In 2006, Wolfe composed an album, titled Mistake in Parting, which was never officially released. Of the album, Wolfe said: "I was 21 years old and wrote a shitty singer-songwriter breakup album. I didn't even really want to be a musician back then, but a lot of my friends were like 'let's do this, I've got some producer friends' and they helped me make this over-produced, terrible record... I sort of took a break from music for a while since I wasn't happy with what I was making". Wolfe later commented that she scrapped the album largely because it had been written about events in her personal life: "I was writing really personal stuff about my own life, and I didn't feel comfortable at all... I didn't want [my music] to be so much about myself, and I just had to find a new perspective".

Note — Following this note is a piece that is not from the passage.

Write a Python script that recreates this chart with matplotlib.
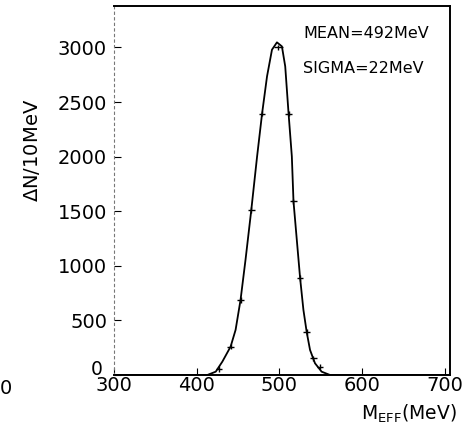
import matplotlib.pyplot as plt

# histogram points (MeV, counts per 10 MeV)
bin_x = [427, 441, 453, 466, 479, 498.5, 511, 517, 525, 533, 541, 549]
bin_y = [53, 260, 688, 1513, 2393, 3000, 2393, 1590, 887, 393, 153, 76]
bin_half = [4, 4, 4, 4, 4, 5.5, 4, 4, 4, 4, 4, 4]

# fitted curve
fit_x = [300, 413, 423, 431, 441, 447, 453, 459, 466, 473, 479, 485, 491, 497,
         503, 507, 511, 515, 517, 521, 525, 529, 533, 537, 543, 551, 561, 700]
fit_y = [0, 0, 30, 122, 260, 413, 688, 1055, 1513, 2002, 2393, 2735, 2980, 3047,
         3010, 2827, 2400, 2002, 1590, 1238, 887, 596, 391, 229, 107, 30, 0, 0]

y_ticks = [0, 500, 1000, 1500, 2000, 2500, 3000]
y_labels = ['', '500', '1000', '1500', '2000', '2500', '3000']
x_ticks = [300, 400, 500, 600, 700]

plt.rcParams['font.family'] = ['DejaVu Sans']

fig = plt.figure(figsize=(4.75, 4.29), dpi=100)
ax = fig.add_axes([0.240, 0.126, 0.707, 0.860])

ax.plot(fit_x, fit_y, color='black', linewidth=1.3)
ax.errorbar(bin_x, bin_y, xerr=bin_half, yerr=25, fmt='none',
            ecolor='black', elinewidth=1.0, capsize=0)

ax.set_xlim(300, 706)
ax.set_ylim(0, 3380)
ax.set_xticks(x_ticks)
ax.set_yticks(y_ticks)
ax.set_yticklabels(y_labels)
ax.tick_params(axis='both', direction='in', length=5, width=0.8, labelsize=14)
ax.tick_params(axis='y', pad=5)
ax.tick_params(axis='x', pad=1)

# the zero label sits a little above the 300 label in the original
ax.text(-0.035, 0.0, '0', transform=ax.transAxes, fontsize=13.5,
        ha='right', va='baseline')

ax.spines['left'].set_linestyle((0, (2, 3)))
ax.spines['left'].set_color('#777777')
for side in ['top', 'right', 'bottom']:
    ax.spines[side].set_linewidth(1.4)

ax.text(0.563, 0.925, 'MEAN=492MeV', transform=ax.transAxes, fontsize=11.5,
        va='center')
ax.text(0.563, 0.83, 'SIGMA=22MeV', transform=ax.transAxes, fontsize=11.5,
        va='center')

fig.text(0.068, 0.65, r'$\Delta$N/10MeV', rotation=90, fontsize=14,
         ha='center', va='center')
fig.text(0.86, 0.035, r'M$_{\mathregular{EFF}}$(MeV)', fontsize=13.5,
         ha='center', va='center')
fig.text(0.0, 0.095, '0', fontsize=14, ha='left', va='center')

fig.savefig('out.png', dpi=100)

Wolfe's first widely released album, The Grime and the Glow (2010), was issued on New York-based independent label Pendu Sound Recordings, preceded that same year by the limited-edition albums Soundtrack VHS/Gold and Soundtrack VHS II. Her 2010 cover of Burzum's "Black Spell of Destruction" helped her receive her first exposure after it was highlighted in a notable blog. Her next album, Apokalypsis (2011), stylized as Ἀποκάλυψις, gained her an underground following, as well as critical acclaim, receiving favorable reviews in Pitchfork and CMJ. Wolfe toured extensively in North America and Europe to support both albums, and suffered from extreme stage fright; when she initially began performing live, Wolfe would wear a black veil over her face. "Performing was something that I had to learn," she said. "I could barely handle being onstage for the first few years, and it's the reason it took me so long to start my career as a musician".